═══ Provided material
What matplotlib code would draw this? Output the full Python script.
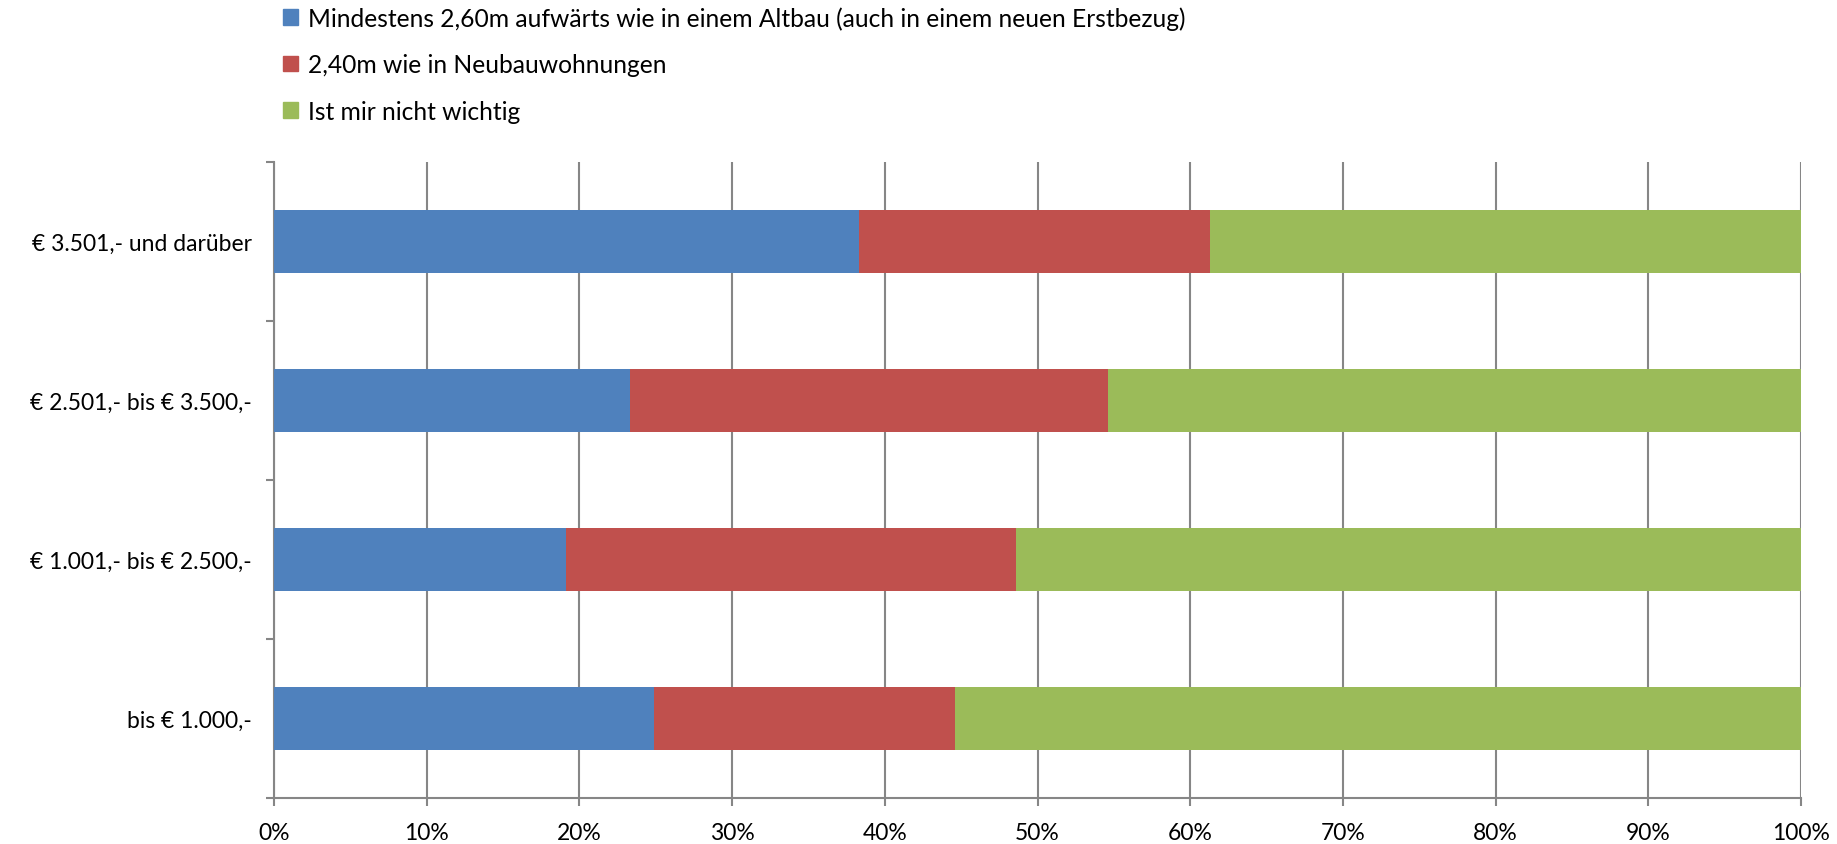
import matplotlib.pyplot as plt
import numpy as np
from matplotlib.patches import Patch

plt.rcParams['font.family'] = ['Lato', 'DejaVu Sans']

categories = ['bis € 1.000,-', '€ 1.001,- bis € 2.500,-', '€ 2.501,- bis € 3.500,-', '€ 3.501,- und darüber']
series = ['Mindestens 2,60m aufwärts wie in einem Altbau (auch in einem neuen Erstbezug)',
          '2,40m wie in Neubauwohnungen',
          'Ist mir nicht wichtig']
altbau = [24.9, 19.1, 23.3, 38.3]
neubau = [19.7, 29.5, 31.3, 23.0]
egal = [55.4, 51.4, 45.4, 38.7]
colors = ['#4F81BD', '#C0504D', '#9BBB59']
grey = '#868686'

fig = plt.figure(figsize=(18.37, 8.45), dpi=100)
ax = fig.add_axes([0.1492, 0.0544, 0.8312, 0.7527])

y = np.arange(len(categories))
left = np.zeros(len(categories))
for vals, c in zip([altbau, neubau, egal], colors):
    ax.barh(y, vals, left=left, height=0.4, color=c, zorder=3)
    left += np.array(vals)

ax.set_xlim(0, 100)
ax.set_ylim(-0.5, 3.5)
ax.set_xticks(np.arange(0, 101, 10))
ax.set_xticklabels([f'{v}%' for v in range(0, 101, 10)], fontsize=16.5)
ax.xaxis.grid(True, color=grey, linewidth=1.5, zorder=0)

# category ticks at boundaries, labels in between
ax.set_yticks(np.arange(-0.5, 3.6, 1))
ax.set_yticklabels([])
ax.set_yticks(y, minor=True)
ax.set_yticklabels(categories, minor=True, fontsize=16.5)
ax.tick_params(axis='y', which='minor', length=0, pad=16)
ax.tick_params(axis='y', which='major', length=6, width=1.5, color=grey)
ax.tick_params(axis='x', length=6, width=1.5, color=grey, pad=11)

for s in ['top', 'right']:
    ax.spines[s].set_visible(False)
for s in ['left', 'bottom']:
    ax.spines[s].set_color(grey)
    ax.spines[s].set_linewidth(1.5)

handles = [Patch(color=c) for c in colors]
fig.legend(handles, series, loc='upper left', bbox_to_anchor=(0.150, 1.0),
           frameon=False, fontsize=17.7, handlelength=0.6, handleheight=0.6,
           handletextpad=0.4, labelspacing=0.95, borderaxespad=0, borderpad=0.3)

fig.savefig('out.png', dpi=100)
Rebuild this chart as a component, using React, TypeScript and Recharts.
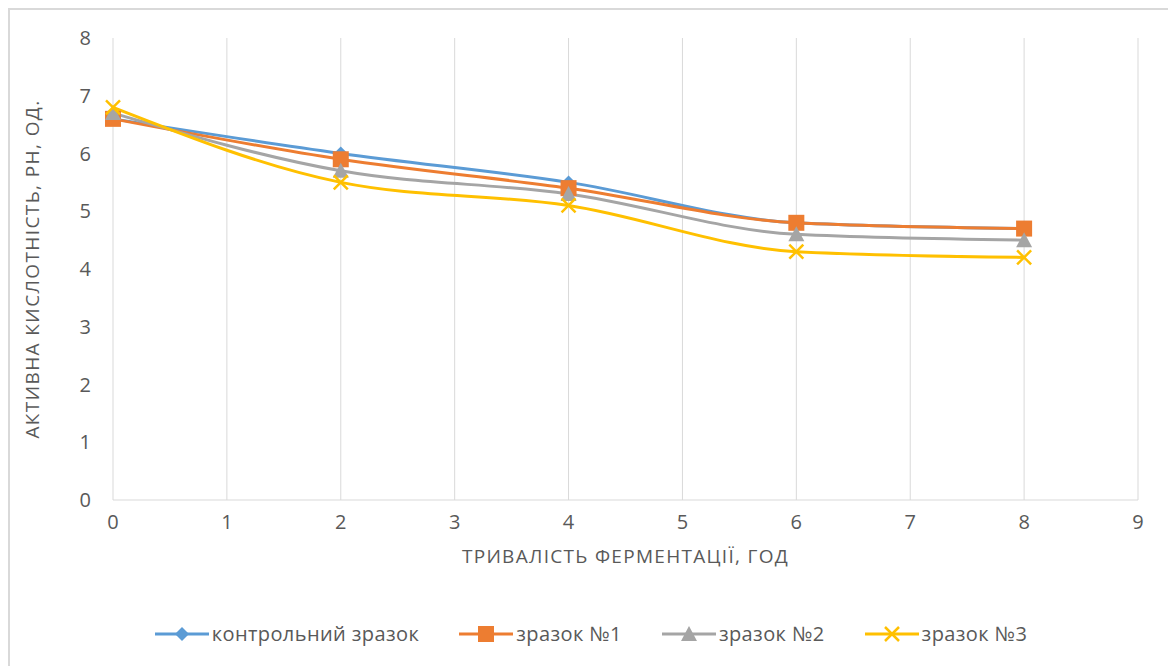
import React from "react";
import { LineChart, Line, XAxis, YAxis, CartesianGrid, Label } from "recharts";

const hours = [0, 2, 4, 6, 8];
const control = [6.6, 6.0, 5.5, 4.8, 4.7];
const sample1 = [6.6, 5.9, 5.4, 4.8, 4.7];
const sample2 = [6.7, 5.7, 5.3, 4.6, 4.5];
const sample3 = [6.8, 5.5, 5.1, 4.3, 4.2];

const xTicks = [0, 1, 2, 3, 4, 5, 6, 7, 8, 9];
const yTicks = [0, 1, 2, 3, 4, 5, 6, 7, 8];

const series = [
  { key: "control", name: "контрольний зразок", color: "#5B9BD5", marker: "diamond" },
  { key: "s1", name: "зразок №1", color: "#ED7D31", marker: "square" },
  { key: "s2", name: "зразок №2", color: "#A5A5A5", marker: "triangle" },
  { key: "s3", name: "зразок №3", color: "#FFC000", marker: "cross" },
];

const data = hours.map((h, i) => ({
  h,
  control: control[i],
  s1: sample1[i],
  s2: sample2[i],
  s3: sample3[i],
}));

const FONT = "'Open Sans', Lato, sans-serif";
const TEXT = "#595959";

function Marker({ type, cx, cy, color }: { type: string; cx: number; cy: number; color: string }) {
  if (type === "diamond") {
    const r = 7;
    return <polygon points={`${cx},${cy - r} ${cx + r},${cy} ${cx},${cy + r} ${cx - r},${cy}`} fill={color} />;
  }
  if (type === "square") {
    const s = 8;
    return <rect x={cx - s} y={cy - s} width={s * 2} height={s * 2} fill={color} />;
  }
  if (type === "triangle") {
    const s = 8;
    return <polygon points={`${cx},${cy - s} ${cx + s},${cy + s - 1} ${cx - s},${cy + s - 1}`} fill={color} />;
  }
  const s = 7;
  return (
    <g stroke={color} strokeWidth={2.5}>
      <line x1={cx - s} y1={cy - s} x2={cx + s} y2={cy + s} />
      <line x1={cx - s} y1={cy + s} x2={cx + s} y2={cy - s} />
    </g>
  );
}

export default function App() {
  return (
    <div
      style={{
        position: "relative",
        width: 1162,
        height: 660,
        border: "2px solid #d9d9d9",
        background: "#fff",
        fontFamily: FONT,
      }}
    >
      <LineChart width={1162} height={660} data={data} margin={{ top: 28, right: 34, left: 0, bottom: 140 }}>
        <CartesianGrid horizontal={false} vertical={true} stroke="#d9d9d9" />
        <XAxis
          dataKey="h"
          type="number"
          domain={[0, 9]}
          ticks={xTicks}
          axisLine={{ stroke: "#d9d9d9" }}
          tickLine={false}
          tickMargin={9}
          height={30}
          tick={{ fill: TEXT, fontSize: 20, fontFamily: FONT }}
        >
          <Label
            content={({ viewBox }: any) => (
              <text
                x={viewBox.x + viewBox.width / 2}
                y={viewBox.y + 63}
                textAnchor="middle"
                fill={TEXT}
                fontSize={19}
                fontFamily={FONT}
                letterSpacing={1.3}
              >
                ТРИВАЛІСТЬ ФЕРМЕНТАЦІЇ, ГОД
              </text>
            )}
          />
        </XAxis>
        <YAxis
          type="number"
          domain={[0, 8]}
          ticks={yTicks}
          width={103}
          axisLine={false}
          tickLine={false}
          tickMargin={16}
          tick={{ fill: TEXT, fontSize: 20, fontFamily: FONT }}
        >
          <Label
            content={({ viewBox }: any) => {
              const cx = 22;
              const cy = viewBox.y + viewBox.height / 2;
              return (
                <text
                  x={cx}
                  y={cy}
                  transform={`rotate(-90 ${cx} ${cy})`}
                  textAnchor="middle"
                  dominantBaseline="central"
                  fill={TEXT}
                  fontSize={19}
                  fontFamily={FONT}
                  letterSpacing={1.4}
                >
                  АКТИВНА КИСЛОТНІСТЬ, РН, ОД.
                </text>
              );
            }}
          />
        </YAxis>
        {series.map((s) => (
          <Line
            key={s.key}
            dataKey={s.key}
            name={s.name}
            type="monotone"
            stroke={s.color}
            strokeWidth={3}
            isAnimationActive={false}
            dot={(p: any) => <Marker key={`${s.key}-${p.index}`} type={s.marker} cx={p.cx} cy={p.cy} color={s.color} />}
          />
        ))}
      </LineChart>
      <div
        style={{
          position: "absolute",
          top: 610,
          left: 0,
          width: "100%",
          display: "flex",
          justifyContent: "center",
          gap: 40,
          fontSize: 20,
          letterSpacing: 0.4,
          color: TEXT,
        }}
      >
        {series.map((s) => (
          <div key={s.key} style={{ display: "flex", alignItems: "center" }}>
            <svg width={54} height={20} style={{ marginRight: 3 }}>
              <line x1={0} y1={10} x2={54} y2={10} stroke={s.color} strokeWidth={3} />
              <Marker type={s.marker} cx={27} cy={10} color={s.color} />
            </svg>
            <span>{s.name}</span>
          </div>
        ))}
      </div>
    </div>
  );
}
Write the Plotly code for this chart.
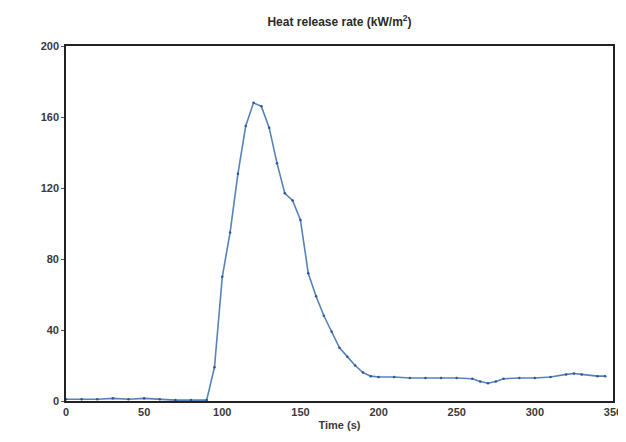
import plotly.graph_objects as go

# heat release rate curve
time_s = [0, 10, 20, 30, 40, 50, 60, 70, 80, 90, 95, 100, 105, 110, 115, 120, 125, 130,
          135, 140, 145, 150, 155, 160, 165, 170, 175, 180, 185, 190, 195, 200, 210, 220,
          230, 240, 250, 260, 265, 270, 275, 280, 290, 300, 310, 320, 325, 330, 340, 345]
hrr = [1, 1, 1, 1.5, 1, 1.5, 1, 0.5, 0.5, 0.5, 19, 70, 95, 128, 155, 168, 166, 154,
       134, 117, 113, 102, 72, 59, 48, 39, 30, 25, 20, 16, 14, 13.5, 13.5, 13,
       13, 13, 13, 12.5, 11, 10, 11, 12.5, 13, 13, 13.5, 15, 15.5, 15, 14, 14]

x_ticks = [0, 50, 100, 150, 200, 250, 300, 350]
y_ticks = [0, 40, 80, 120, 160, 200]

fig = go.Figure()
fig.add_trace(go.Scatter(x=time_s, y=hrr, mode='lines+markers',
                         line=dict(color='#5583ba', width=1.6),
                         marker=dict(size=2.5, color='#34558a'),
                         showlegend=False))

axis_font = dict(family='Liberation Sans, Arial, sans-serif', size=11, color='#3a3a3a')
fig.update_layout(
    width=626, height=442,
    margin=dict(l=58, r=14, t=38, b=49),
    paper_bgcolor='white', plot_bgcolor='white',
    title=dict(text='<b>Heat release rate (kW/m<sup>2</sup>)</b>', x=0.5, xref='paper',
               y=0.968, yanchor='middle',
               font=dict(family='Liberation Sans, Arial, sans-serif', size=12, color='#2a2a2a')),
    font=axis_font,
)
fig.update_xaxes(range=[0, 350], tickvals=x_ticks, ticktext=['<b>%d</b>' % v for v in x_ticks],
                 showgrid=False, zeroline=False, showline=True, linecolor='#222', linewidth=1.6,
                 mirror=True, ticks='', tickfont=axis_font,
                 title=dict(text='<b>Time (s)</b>', standoff=4, font=axis_font))
fig.update_yaxes(range=[0, 200], tickvals=y_ticks, ticktext=['<b>%d</b>' % v for v in y_ticks],
                 showgrid=False, zeroline=False, showline=True, linecolor='#222', linewidth=1.6,
                 mirror=True, ticks='outside', ticklen=3, tickcolor='#555', tickfont=axis_font)

fig.write_html('out.html')
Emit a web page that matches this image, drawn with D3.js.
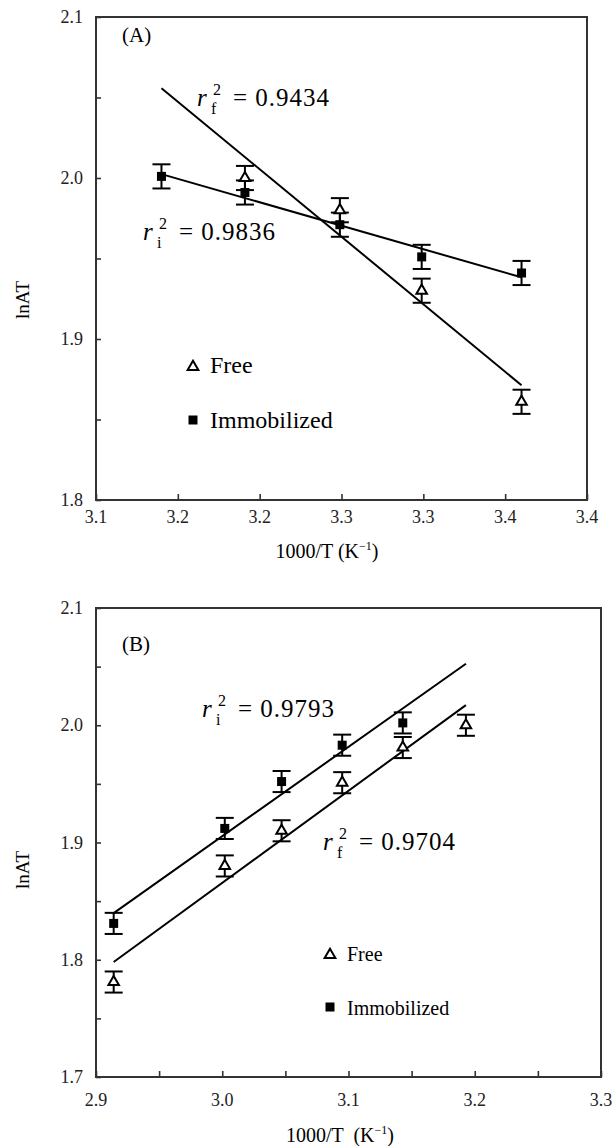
══════
◆ What the task requires ◆
Above are some records. Output exactly the lines from the one that contains "Rebuild this chart" to the one that contains "const sample3 = [6.8, 5.5, 5.1, 4.3, 4.2];", keeping both, and omit the pictures.

◆ Response ◆
Rebuild this chart as a component, using React, TypeScript and Recharts.
import React from "react";
import { LineChart, Line, XAxis, YAxis, CartesianGrid, Label } from "recharts";

const hours = [0, 2, 4, 6, 8];
const control = [6.6, 6.0, 5.5, 4.8, 4.7];
const sample1 = [6.6, 5.9, 5.4, 4.8, 4.7];
const sample2 = [6.7, 5.7, 5.3, 4.6, 4.5];
const sample3 = [6.8, 5.5, 5.1, 4.3, 4.2];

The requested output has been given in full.